Business owners also benefit from thinking beyond the opening day setup. Moves, adds, and changes are normal. A cleaner cabling system makes those changes much easier and less disruptive. It also improves the experience for any future IT provider, in-house staff member, or managed service team that has to support the environment.
Structured cabling installation for homes
Residential cabling is no longer just for large custom homes. A standard family home can benefit from hardwired connections in home offices, media rooms, gaming setups, and access point locations. If someone works from home, attends online classes, streams heavily, or relies on smart security devices, cabling can reduce a lot of everyday frustration.
This is especially true in homes where Wi-Fi struggles because of floor plans, building materials, or dead zones. A wired backhaul between access points often improves wireless performance more than simply replacing the router again. The same goes for exterior cameras, detached offices, and smart TV locations where a direct cable connection can be more dependable than trying to force everything onto wireless.
The best home installs also keep aesthetics in mind. Clean wall plates, discreet cable paths, and a tidy central network area matter. Homeowners want performance, but they also want the finished work to look intentional.
What to expect from a professional installation
A solid project usually begins with a conversation about devices, layout, budget, and future plans. That is followed by an on-site review to understand construction type, access points for cable routing, equipment placement, and any limitations in the building. From there, the installation plan should be clear about where runs will go, what will be installed, and how the system will be organized.
During the work, attention to detail matters. Cables should be routed cleanly, terminated properly, labeled consistently, and tested before the job is considered complete. If a rack, patch panel, switch, or wireless system is part of the project, those pieces should be integrated in a way that makes ongoing service practical.
This is where working with a provider that understands both endpoint support and network infrastructure can make a difference. If the same team can handle cabling, Wi-Fi, switching, surveillance, and general IT support, the result is usually more coordinated. Universal IT Technologies often sees this firsthand on projects where customers initially ask for better Wi-Fi, only to find the underlying cabling and network layout needed attention first.

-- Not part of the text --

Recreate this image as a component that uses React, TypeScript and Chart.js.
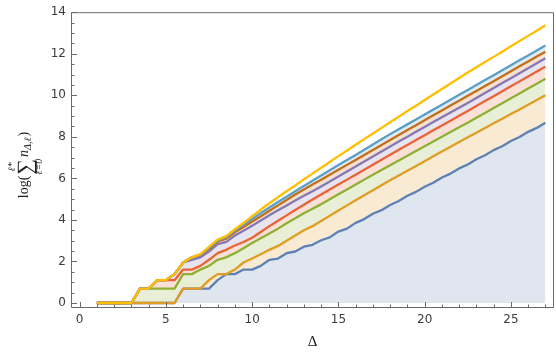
import React, { useEffect, useRef } from "react";
import { Chart, registerables } from "chart.js";

Chart.register(...registerables);

const deltas = [1, 1.5, 2, 2.5, 3, 3.5, 4, 4.5, 5, 5.5, 6, 6.5, 7, 7.5, 8, 8.5, 9, 9.5, 10, 10.5, 11, 11.5, 12, 12.5, 13, 13.5, 14, 14.5, 15, 15.5, 16, 16.5, 17, 17.5, 18, 18.5, 19, 19.5, 20, 20.5, 21, 21.5, 22, 22.5, 23, 23.5, 24, 24.5, 25, 25.5, 26, 26.5, 27];

const seriesL0 = [0, 0, 0, 0, 0, 0, 0, 0, 0, 0, 0.69, 0.69, 0.69, 0.69, 1.10, 1.39, 1.39, 1.61, 1.61, 1.79, 2.08, 2.14, 2.40, 2.48, 2.71, 2.80, 3.02, 3.16, 3.44, 3.58, 3.86, 4.04, 4.30, 4.47, 4.72, 4.91, 5.16, 5.35, 5.60, 5.79, 6.04, 6.23, 6.48, 6.67, 6.92, 7.11, 7.36, 7.55, 7.80, 7.99, 8.24, 8.43, 8.68];
const seriesL1 = [0, 0, 0, 0, 0, 0, 0, 0, 0, 0, 0.69, 0.69, 0.69, 1.10, 1.39, 1.39, 1.61, 1.95, 2.14, 2.35, 2.56, 2.75, 3.00, 3.25, 3.50, 3.70, 3.95, 4.20, 4.45, 4.70, 4.95, 5.19, 5.43, 5.67, 5.91, 6.14, 6.37, 6.60, 6.83, 7.06, 7.29, 7.52, 7.75, 7.98, 8.20, 8.43, 8.65, 8.87, 9.10, 9.32, 9.55, 9.77, 10.00];
const seriesL2 = [0, 0, 0, 0, 0, 0.69, 0.69, 0.69, 0.69, 0.69, 1.39, 1.39, 1.61, 1.79, 2.08, 2.20, 2.40, 2.64, 2.89, 3.12, 3.35, 3.58, 3.84, 4.08, 4.32, 4.54, 4.76, 5.00, 5.24, 5.47, 5.70, 5.94, 6.17, 6.40, 6.63, 6.86, 7.09, 7.32, 7.55, 7.78, 8.00, 8.23, 8.46, 8.68, 8.92, 9.15, 9.39, 9.62, 9.86, 10.09, 10.33, 10.56, 10.80];
const seriesL3 = [0, 0, 0, 0, 0, 0.69, 0.69, 1.10, 1.10, 1.10, 1.61, 1.61, 1.79, 2.08, 2.40, 2.56, 2.77, 2.94, 3.14, 3.42, 3.70, 3.96, 4.22, 4.48, 4.73, 4.98, 5.22, 5.46, 5.70, 5.94, 6.18, 6.42, 6.66, 6.90, 7.14, 7.38, 7.61, 7.85, 8.08, 8.32, 8.55, 8.78, 9.01, 9.24, 9.48, 9.72, 9.95, 10.19, 10.43, 10.67, 10.90, 11.14, 11.38];
const seriesL4 = [0, 0, 0, 0, 0, 0.69, 0.69, 1.10, 1.10, 1.39, 1.95, 2.08, 2.20, 2.48, 2.83, 2.94, 3.25, 3.48, 3.72, 3.97, 4.22, 4.46, 4.70, 4.93, 5.16, 5.38, 5.61, 5.85, 6.09, 6.33, 6.57, 6.81, 7.05, 7.29, 7.53, 7.77, 8.00, 8.24, 8.47, 8.71, 8.94, 9.17, 9.40, 9.63, 9.87, 10.11, 10.35, 10.59, 10.82, 11.06, 11.30, 11.54, 11.78];
const seriesL5 = [0, 0, 0, 0, 0, 0.69, 0.69, 1.10, 1.10, 1.39, 1.95, 2.20, 2.30, 2.60, 2.96, 3.10, 3.40, 3.66, 3.92, 4.18, 4.44, 4.70, 4.96, 5.22, 5.46, 5.70, 5.93, 6.17, 6.41, 6.65, 6.89, 7.13, 7.37, 7.61, 7.85, 8.09, 8.33, 8.56, 8.80, 9.04, 9.27, 9.51, 9.74, 9.98, 10.21, 10.45, 10.68, 10.92, 11.16, 11.40, 11.63, 11.87, 12.10];
const seriesL6 = [0, 0, 0, 0, 0, 0.69, 0.69, 1.10, 1.10, 1.39, 1.95, 2.20, 2.33, 2.65, 3.00, 3.17, 3.48, 3.76, 4.05, 4.33, 4.60, 4.86, 5.12, 5.38, 5.63, 5.89, 6.14, 6.39, 6.64, 6.88, 7.13, 7.38, 7.63, 7.88, 8.13, 8.37, 8.60, 8.84, 9.08, 9.31, 9.55, 9.79, 10.03, 10.26, 10.50, 10.74, 10.97, 11.21, 11.45, 11.69, 11.92, 12.16, 12.40];
const seriesAll = [0, 0, 0, 0, 0, 0.69, 0.69, 1.10, 1.10, 1.39, 1.95, 2.20, 2.35, 2.70, 3.05, 3.22, 3.55, 3.85, 4.18, 4.50, 4.80, 5.10, 5.38, 5.66, 5.95, 6.23, 6.51, 6.79, 7.07, 7.34, 7.62, 7.89, 8.16, 8.43, 8.70, 8.97, 9.24, 9.50, 9.77, 10.04, 10.30, 10.57, 10.83, 11.10, 11.35, 11.60, 11.85, 12.10, 12.36, 12.61, 12.86, 13.11, 13.37];

const xTickValues = [0, 5, 10, 15, 20, 25];
const yTickValues = [0, 2, 4, 6, 8, 10, 12, 14];

const seriesList = [seriesL0, seriesL1, seriesL2, seriesL3, seriesL4, seriesL5, seriesL6, seriesAll];
const lineColors = [
  [94, 129, 181],
  [225, 156, 36],
  [143, 176, 50],
  [235, 98, 53],
  [135, 120, 179],
  [197, 110, 26],
  [93, 158, 199],
  [255, 191, 0],
];

const FRAME = "#6a6a6a";
const SERIF = '"Liberation Serif", "DejaVu Serif", serif';

function drawYLabel(ctx: CanvasRenderingContext2D) {
  ctx.save();
  ctx.translate(28, 165);
  ctx.rotate(-Math.PI / 2);
  ctx.fillStyle = "#1e1e1e";
  ctx.textBaseline = "alphabetic";
  ctx.textAlign = "left";
  const mainFont = `14px ${SERIF}`;
  const italFont = `italic 14px ${SERIF}`;
  const sumFont = `22px ${SERIF}`;
  const smallItal = `italic 10px ${SERIF}`;
  ctx.font = mainFont;
  const wLog = ctx.measureText("log(").width;
  const wClose = ctx.measureText(")").width;
  ctx.font = sumFont;
  const wSum = ctx.measureText("∑").width;
  ctx.font = italFont;
  const wN = ctx.measureText("n").width;
  ctx.font = smallItal;
  const wSub = ctx.measureText("Δ,ℓ").width;
  const wSup = ctx.measureText("ℓ*").width;
  const wLow = ctx.measureText("ℓ=0").width;
  const total = wLog + 1 + wSum + 2 + wN + wSub + 1 + wClose;
  let x = -total / 2;
  ctx.font = mainFont;
  ctx.fillText("log(", x, 0);
  x += wLog + 1;
  ctx.font = sumFont;
  ctx.fillText("∑", x, 4);
  ctx.font = smallItal;
  ctx.fillText("ℓ*", x + (wSum - wSup) / 2, -13);
  ctx.fillText("ℓ=0", x + (wSum - wLow) / 2, 14);
  x += wSum + 2;
  ctx.font = italFont;
  ctx.fillText("n", x, 0);
  x += wN;
  ctx.font = smallItal;
  ctx.fillText("Δ,ℓ", x, 3);
  x += wSub + 1;
  ctx.font = mainFont;
  ctx.fillText(")", x, 0);
  ctx.restore();
}

const framePlugin = {
  id: "mmaFrame",
  afterDraw(chart: any) {
    const { ctx, chartArea: a, scales } = chart;
    const xs = scales.x;
    const ys = scales.y;
    ctx.save();
    ctx.strokeStyle = FRAME;
    ctx.lineWidth = 1;
    ctx.beginPath();
    ctx.rect(a.left + 0.5, a.top + 0.5, a.right - a.left - 1, a.bottom - a.top - 1);
    ctx.stroke();
    ctx.beginPath();
    const xmaxMinor = Math.floor(xs.max);
    for (let v = Math.ceil(xs.min); v <= xmaxMinor; v++) {
      const px = Math.round(xs.getPixelForValue(v)) + 0.5;
      const len = v % 5 === 0 ? 5.5 : 3;
      ctx.moveTo(px, a.bottom - 0.5);
      ctx.lineTo(px, a.bottom - 0.5 - len);
    }
    for (let k = 0; k * 0.5 <= ys.max; k++) {
      const v = k * 0.5;
      const py = Math.round(ys.getPixelForValue(v)) + 0.5;
      const len = k % 4 === 0 ? 5.5 : 3;
      ctx.moveTo(a.left + 0.5, py);
      ctx.lineTo(a.left + 0.5 + len, py);
    }
    ctx.stroke();
    ctx.restore();
    drawYLabel(ctx);
  },
};

export default function App() {
  const canvasRef = useRef<HTMLCanvasElement | null>(null);

  useEffect(() => {
    document.body.style.margin = "0";
    const canvas = canvasRef.current;
    if (!canvas) return;
    const datasets = seriesList.map((vals, i) => {
      const [r, g, b] = lineColors[i];
      let fill: any = false;
      if (i === 0) fill = "origin";
      else if (i < 7) fill = "-1";
      return {
        label: `series ${i}`,
        data: deltas.map((d, j) => ({ x: d, y: vals[j] })),
        borderColor: `rgb(${r},${g},${b})`,
        backgroundColor: `rgba(${r},${g},${b},0.2)`,
        borderWidth: 2.3,
        pointRadius: 0,
        pointHoverRadius: 0,
        tension: 0,
        fill,
        order: 7 - i,
        borderJoinStyle: "round" as const,
        borderCapStyle: "butt" as const,
      };
    });

    const chart = new Chart(canvas, {
      type: "line",
      data: { datasets },
      options: {
        animation: false,
        responsive: false,
        devicePixelRatio: 1,
        layout: { padding: { top: 10, right: 2, left: 0, bottom: 0 } },
        plugins: {
          legend: { display: false },
          tooltip: { enabled: false },
          filler: { drawTime: "beforeDatasetsDraw" },
        },
        scales: {
          x: {
            type: "linear",
            min: -0.5,
            max: 27.5,
            afterBuildTicks: (s: any) => {
              s.ticks = xTickValues.map((v) => ({ value: v }));
            },
            afterFit: (s: any) => {
              s.height = 52;
            },
            grid: { display: false, drawTicks: false },
            border: { display: false },
            ticks: {
              autoSkip: false,
              maxRotation: 0,
              padding: 5,
              color: "#3c3c3c",
              font: { family: '"DejaVu Sans", sans-serif', size: 12 },
            },
            title: {
              display: true,
              text: "Δ",
              color: "#1e1e1e",
              font: { family: SERIF, size: 15 },
              padding: { top: 0, bottom: 9 },
            },
          },
          y: {
            type: "linear",
            min: -0.24,
            max: 14,
            afterBuildTicks: (s: any) => {
              s.ticks = yTickValues.map((v) => ({ value: v }));
            },
            afterFit: (s: any) => {
              s.width = 71;
            },
            grid: { display: false, drawTicks: false },
            border: { display: false },
            ticks: {
              autoSkip: false,
              padding: 5,
              color: "#3c3c3c",
              font: { family: '"DejaVu Sans", sans-serif', size: 12 },
            },
          },
        },
      },
      plugins: [framePlugin],
    });
    return () => chart.destroy();
  }, []);

  return (
    <div style={{ position: "absolute", left: 0, top: 0, width: 556, height: 360 }}>
      <canvas ref={canvasRef} width={556} height={360} />
    </div>
  );
}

The cheapest quote is not always the most affordable option once rework, downtime, and future service calls are factored in. Good structured cabling should leave you with a network that is easier to manage, easier to expand, and less likely to fail at the worst possible time.
If you are planning a remodel, opening a new location, or trying to fix recurring network issues, this is one area where doing it once and doing it right usually saves money later.